# Description of the task
Leaving out all images, write out the records that follow exactly.
***** Data shown
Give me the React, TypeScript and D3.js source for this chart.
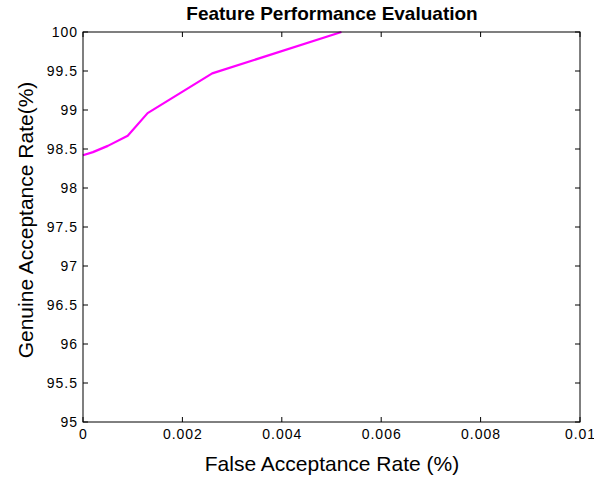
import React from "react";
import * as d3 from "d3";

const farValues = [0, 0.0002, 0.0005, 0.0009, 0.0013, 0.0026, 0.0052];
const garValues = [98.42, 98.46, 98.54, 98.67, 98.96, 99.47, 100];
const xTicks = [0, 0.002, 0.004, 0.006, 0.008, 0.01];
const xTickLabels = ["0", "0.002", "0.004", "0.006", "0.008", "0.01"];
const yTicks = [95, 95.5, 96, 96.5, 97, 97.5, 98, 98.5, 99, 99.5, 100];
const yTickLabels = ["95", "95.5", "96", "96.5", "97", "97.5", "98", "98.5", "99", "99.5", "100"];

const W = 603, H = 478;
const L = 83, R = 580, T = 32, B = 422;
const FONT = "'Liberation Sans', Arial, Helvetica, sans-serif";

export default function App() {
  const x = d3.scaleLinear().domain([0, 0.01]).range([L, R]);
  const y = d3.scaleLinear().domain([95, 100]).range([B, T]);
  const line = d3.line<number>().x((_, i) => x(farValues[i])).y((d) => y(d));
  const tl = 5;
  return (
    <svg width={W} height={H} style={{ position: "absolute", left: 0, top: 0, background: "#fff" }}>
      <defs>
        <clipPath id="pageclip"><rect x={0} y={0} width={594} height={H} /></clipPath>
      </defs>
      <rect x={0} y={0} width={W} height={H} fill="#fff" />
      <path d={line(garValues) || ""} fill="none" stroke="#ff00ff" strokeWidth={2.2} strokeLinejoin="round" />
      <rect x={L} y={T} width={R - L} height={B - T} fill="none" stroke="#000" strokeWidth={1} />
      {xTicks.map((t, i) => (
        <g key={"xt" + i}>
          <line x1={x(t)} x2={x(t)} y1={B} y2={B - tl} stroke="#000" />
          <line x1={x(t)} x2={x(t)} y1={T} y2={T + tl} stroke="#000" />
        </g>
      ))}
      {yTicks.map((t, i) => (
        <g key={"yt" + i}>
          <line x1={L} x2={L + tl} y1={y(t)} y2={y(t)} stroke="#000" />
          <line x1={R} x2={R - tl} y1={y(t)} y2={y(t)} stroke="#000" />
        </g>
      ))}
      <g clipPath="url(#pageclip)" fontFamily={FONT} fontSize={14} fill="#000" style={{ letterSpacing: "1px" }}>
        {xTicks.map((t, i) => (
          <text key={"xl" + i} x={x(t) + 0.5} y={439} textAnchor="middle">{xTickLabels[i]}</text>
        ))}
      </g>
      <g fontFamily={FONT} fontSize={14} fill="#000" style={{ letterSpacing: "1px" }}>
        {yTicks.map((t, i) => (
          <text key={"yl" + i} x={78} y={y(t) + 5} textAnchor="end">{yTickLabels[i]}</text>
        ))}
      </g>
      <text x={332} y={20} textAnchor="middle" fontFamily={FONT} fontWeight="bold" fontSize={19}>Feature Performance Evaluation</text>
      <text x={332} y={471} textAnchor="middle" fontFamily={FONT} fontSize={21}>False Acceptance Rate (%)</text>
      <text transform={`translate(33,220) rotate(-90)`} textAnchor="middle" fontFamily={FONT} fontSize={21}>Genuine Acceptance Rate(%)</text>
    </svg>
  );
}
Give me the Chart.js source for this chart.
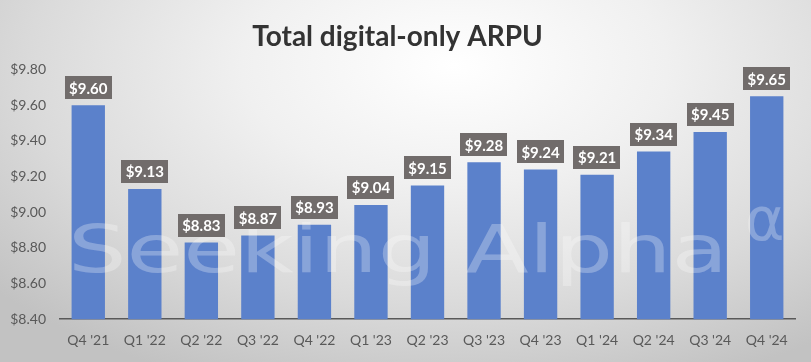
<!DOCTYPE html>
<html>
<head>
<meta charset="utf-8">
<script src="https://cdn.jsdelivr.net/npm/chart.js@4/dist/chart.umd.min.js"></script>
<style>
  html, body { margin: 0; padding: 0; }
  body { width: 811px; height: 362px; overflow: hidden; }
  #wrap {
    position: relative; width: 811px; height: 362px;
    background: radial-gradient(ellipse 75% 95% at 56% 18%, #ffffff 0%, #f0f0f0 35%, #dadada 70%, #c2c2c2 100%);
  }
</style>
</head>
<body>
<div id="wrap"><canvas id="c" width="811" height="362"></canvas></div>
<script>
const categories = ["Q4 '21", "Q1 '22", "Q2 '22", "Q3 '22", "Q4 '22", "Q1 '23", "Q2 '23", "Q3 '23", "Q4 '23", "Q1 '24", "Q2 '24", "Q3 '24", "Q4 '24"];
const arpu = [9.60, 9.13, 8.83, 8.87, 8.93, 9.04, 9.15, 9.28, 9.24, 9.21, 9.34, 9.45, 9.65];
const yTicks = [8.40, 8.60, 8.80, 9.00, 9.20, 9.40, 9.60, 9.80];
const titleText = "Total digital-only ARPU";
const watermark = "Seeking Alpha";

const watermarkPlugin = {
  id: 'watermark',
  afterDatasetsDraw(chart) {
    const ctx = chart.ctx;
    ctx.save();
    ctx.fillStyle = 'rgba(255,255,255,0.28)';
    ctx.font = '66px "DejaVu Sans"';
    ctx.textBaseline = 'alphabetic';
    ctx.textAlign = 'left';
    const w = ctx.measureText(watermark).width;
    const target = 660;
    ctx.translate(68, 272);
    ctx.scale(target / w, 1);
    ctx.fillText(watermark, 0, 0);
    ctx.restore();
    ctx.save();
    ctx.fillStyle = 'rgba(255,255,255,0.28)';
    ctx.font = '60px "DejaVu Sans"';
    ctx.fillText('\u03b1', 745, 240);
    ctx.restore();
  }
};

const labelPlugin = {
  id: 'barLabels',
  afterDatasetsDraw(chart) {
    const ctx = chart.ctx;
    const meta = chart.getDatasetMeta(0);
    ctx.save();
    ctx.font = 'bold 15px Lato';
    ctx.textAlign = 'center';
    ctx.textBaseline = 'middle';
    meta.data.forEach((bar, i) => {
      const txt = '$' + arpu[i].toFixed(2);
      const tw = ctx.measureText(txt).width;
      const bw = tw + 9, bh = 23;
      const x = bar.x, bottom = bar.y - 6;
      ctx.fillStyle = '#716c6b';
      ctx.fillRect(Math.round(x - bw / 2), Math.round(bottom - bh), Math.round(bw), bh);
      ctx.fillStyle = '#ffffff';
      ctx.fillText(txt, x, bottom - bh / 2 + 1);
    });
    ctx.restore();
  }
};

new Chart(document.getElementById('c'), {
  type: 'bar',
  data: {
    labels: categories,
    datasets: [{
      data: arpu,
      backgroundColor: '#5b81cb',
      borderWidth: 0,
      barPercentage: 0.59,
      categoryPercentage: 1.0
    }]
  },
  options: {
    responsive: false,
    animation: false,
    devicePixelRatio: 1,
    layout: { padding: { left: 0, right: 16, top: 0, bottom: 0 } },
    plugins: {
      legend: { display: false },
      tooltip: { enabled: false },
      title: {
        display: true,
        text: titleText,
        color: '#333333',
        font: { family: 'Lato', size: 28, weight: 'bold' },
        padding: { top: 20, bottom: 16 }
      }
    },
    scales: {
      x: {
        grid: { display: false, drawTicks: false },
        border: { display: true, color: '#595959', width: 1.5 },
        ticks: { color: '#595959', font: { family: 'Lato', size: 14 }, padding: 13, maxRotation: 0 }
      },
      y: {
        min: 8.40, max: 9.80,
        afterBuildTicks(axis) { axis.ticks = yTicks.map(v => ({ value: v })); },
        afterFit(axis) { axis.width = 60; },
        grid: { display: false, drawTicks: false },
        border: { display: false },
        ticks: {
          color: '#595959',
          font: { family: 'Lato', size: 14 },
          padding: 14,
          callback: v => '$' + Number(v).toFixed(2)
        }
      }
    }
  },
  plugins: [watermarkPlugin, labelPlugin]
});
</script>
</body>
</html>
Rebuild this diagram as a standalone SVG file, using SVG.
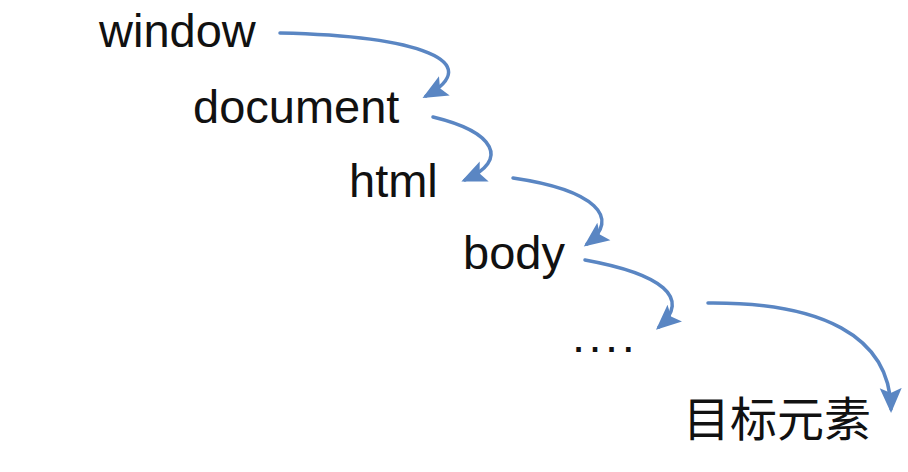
**********
# Exercise output
Give me the React, TypeScript and D3.js source for this chart.
import React from "react";
import * as d3 from "d3";

const farValues = [0, 0.0002, 0.0005, 0.0009, 0.0013, 0.0026, 0.0052];
const garValues = [98.42, 98.46, 98.54, 98.67, 98.96, 99.47, 100];
const xTicks = [0, 0.002, 0.004, 0.006, 0.008, 0.01];
const xTickLabels = ["0", "0.002", "0.004", "0.006", "0.008", "0.01"];
const yTicks = [95, 95.5, 96, 96.5, 97, 97.5, 98, 98.5, 99, 99.5, 100];
const yTickLabels = ["95", "95.5", "96", "96.5", "97", "97.5", "98", "98.5", "99", "99.5", "100"];

const W = 603, H = 478;
const L = 83, R = 580, T = 32, B = 422;
const FONT = "'Liberation Sans', Arial, Helvetica, sans-serif";

export default function App() {
  const x = d3.scaleLinear().domain([0, 0.01]).range([L, R]);
  const y = d3.scaleLinear().domain([95, 100]).range([B, T]);
  const line = d3.line<number>().x((_, i) => x(farValues[i])).y((d) => y(d));
  const tl = 5;
  return (
    <svg width={W} height={H} style={{ position: "absolute", left: 0, top: 0, background: "#fff" }}>
      <defs>
        <clipPath id="pageclip"><rect x={0} y={0} width={594} height={H} /></clipPath>
      </defs>
      <rect x={0} y={0} width={W} height={H} fill="#fff" />
      <path d={line(garValues) || ""} fill="none" stroke="#ff00ff" strokeWidth={2.2} strokeLinejoin="round" />
      <rect x={L} y={T} width={R - L} height={B - T} fill="none" stroke="#000" strokeWidth={1} />
      {xTicks.map((t, i) => (
        <g key={"xt" + i}>
          <line x1={x(t)} x2={x(t)} y1={B} y2={B - tl} stroke="#000" />
          <line x1={x(t)} x2={x(t)} y1={T} y2={T + tl} stroke="#000" />
        </g>
      ))}
      {yTicks.map((t, i) => (
        <g key={"yt" + i}>
          <line x1={L} x2={L + tl} y1={y(t)} y2={y(t)} stroke="#000" />
          <line x1={R} x2={R - tl} y1={y(t)} y2={y(t)} stroke="#000" />
        </g>
      ))}
      <g clipPath="url(#pageclip)" fontFamily={FONT} fontSize={14} fill="#000" style={{ letterSpacing: "1px" }}>
        {xTicks.map((t, i) => (
          <text key={"xl" + i} x={x(t) + 0.5} y={439} textAnchor="middle">{xTickLabels[i]}</text>
        ))}
      </g>
      <g fontFamily={FONT} fontSize={14} fill="#000" style={{ letterSpacing: "1px" }}>
        {yTicks.map((t, i) => (
          <text key={"yl" + i} x={78} y={y(t) + 5} textAnchor="end">{yTickLabels[i]}</text>
        ))}
      </g>
      <text x={332} y={20} textAnchor="middle" fontFamily={FONT} fontWeight="bold" fontSize={19}>Feature Performance Evaluation</text>
      <text x={332} y={471} textAnchor="middle" fontFamily={FONT} fontSize={21}>False Acceptance Rate (%)</text>
      <text transform={`translate(33,220) rotate(-90)`} textAnchor="middle" fontFamily={FONT} fontSize={21}>Genuine Acceptance Rate(%)</text>
    </svg>
  );
}
Give me the Chart.js source for this chart.
<!DOCTYPE html>
<html>
<head>
<meta charset="utf-8">
<script src="https://cdn.jsdelivr.net/npm/chart.js@4/dist/chart.umd.min.js"></script>
<style>
  html, body { margin: 0; padding: 0; }
  body { width: 811px; height: 362px; overflow: hidden; }
  #wrap {
    position: relative; width: 811px; height: 362px;
    background: radial-gradient(ellipse 75% 95% at 56% 18%, #ffffff 0%, #f0f0f0 35%, #dadada 70%, #c2c2c2 100%);
  }
</style>
</head>
<body>
<div id="wrap"><canvas id="c" width="811" height="362"></canvas></div>
<script>
const categories = ["Q4 '21", "Q1 '22", "Q2 '22", "Q3 '22", "Q4 '22", "Q1 '23", "Q2 '23", "Q3 '23", "Q4 '23", "Q1 '24", "Q2 '24", "Q3 '24", "Q4 '24"];
const arpu = [9.60, 9.13, 8.83, 8.87, 8.93, 9.04, 9.15, 9.28, 9.24, 9.21, 9.34, 9.45, 9.65];
const yTicks = [8.40, 8.60, 8.80, 9.00, 9.20, 9.40, 9.60, 9.80];
const titleText = "Total digital-only ARPU";
const watermark = "Seeking Alpha";

const watermarkPlugin = {
  id: 'watermark',
  afterDatasetsDraw(chart) {
    const ctx = chart.ctx;
    ctx.save();
    ctx.fillStyle = 'rgba(255,255,255,0.28)';
    ctx.font = '66px "DejaVu Sans"';
    ctx.textBaseline = 'alphabetic';
    ctx.textAlign = 'left';
    const w = ctx.measureText(watermark).width;
    const target = 660;
    ctx.translate(68, 272);
    ctx.scale(target / w, 1);
    ctx.fillText(watermark, 0, 0);
    ctx.restore();
    ctx.save();
    ctx.fillStyle = 'rgba(255,255,255,0.28)';
    ctx.font = '60px "DejaVu Sans"';
    ctx.fillText('\u03b1', 745, 240);
    ctx.restore();
  }
};

const labelPlugin = {
  id: 'barLabels',
  afterDatasetsDraw(chart) {
    const ctx = chart.ctx;
    const meta = chart.getDatasetMeta(0);
    ctx.save();
    ctx.font = 'bold 15px Lato';
    ctx.textAlign = 'center';
    ctx.textBaseline = 'middle';
    meta.data.forEach((bar, i) => {
      const txt = '$' + arpu[i].toFixed(2);
      const tw = ctx.measureText(txt).width;
      const bw = tw + 9, bh = 23;
      const x = bar.x, bottom = bar.y - 6;
      ctx.fillStyle = '#716c6b';
      ctx.fillRect(Math.round(x - bw / 2), Math.round(bottom - bh), Math.round(bw), bh);
      ctx.fillStyle = '#ffffff';
      ctx.fillText(txt, x, bottom - bh / 2 + 1);
    });
    ctx.restore();
  }
};

new Chart(document.getElementById('c'), {
  type: 'bar',
  data: {
    labels: categories,
    datasets: [{
      data: arpu,
      backgroundColor: '#5b81cb',
      borderWidth: 0,
      barPercentage: 0.59,
      categoryPercentage: 1.0
    }]
  },
  options: {
    responsive: false,
    animation: false,
    devicePixelRatio: 1,
    layout: { padding: { left: 0, right: 16, top: 0, bottom: 0 } },
    plugins: {
      legend: { display: false },
      tooltip: { enabled: false },
      title: {
        display: true,
        text: titleText,
        color: '#333333',
        font: { family: 'Lato', size: 28, weight: 'bold' },
        padding: { top: 20, bottom: 16 }
      }
    },
    scales: {
      x: {
        grid: { display: false, drawTicks: false },
        border: { display: true, color: '#595959', width: 1.5 },
        ticks: { color: '#595959', font: { family: 'Lato', size: 14 }, padding: 13, maxRotation: 0 }
      },
      y: {
        min: 8.40, max: 9.80,
        afterBuildTicks(axis) { axis.ticks = yTicks.map(v => ({ value: v })); },
        afterFit(axis) { axis.width = 60; },
        grid: { display: false, drawTicks: false },
        border: { display: false },
        ticks: {
          color: '#595959',
          font: { family: 'Lato', size: 14 },
          padding: 14,
          callback: v => '$' + Number(v).toFixed(2)
        }
      }
    }
  },
  plugins: [watermarkPlugin, labelPlugin]
});
</script>
</body>
</html>
Rebuild this diagram as a standalone SVG file, using SVG.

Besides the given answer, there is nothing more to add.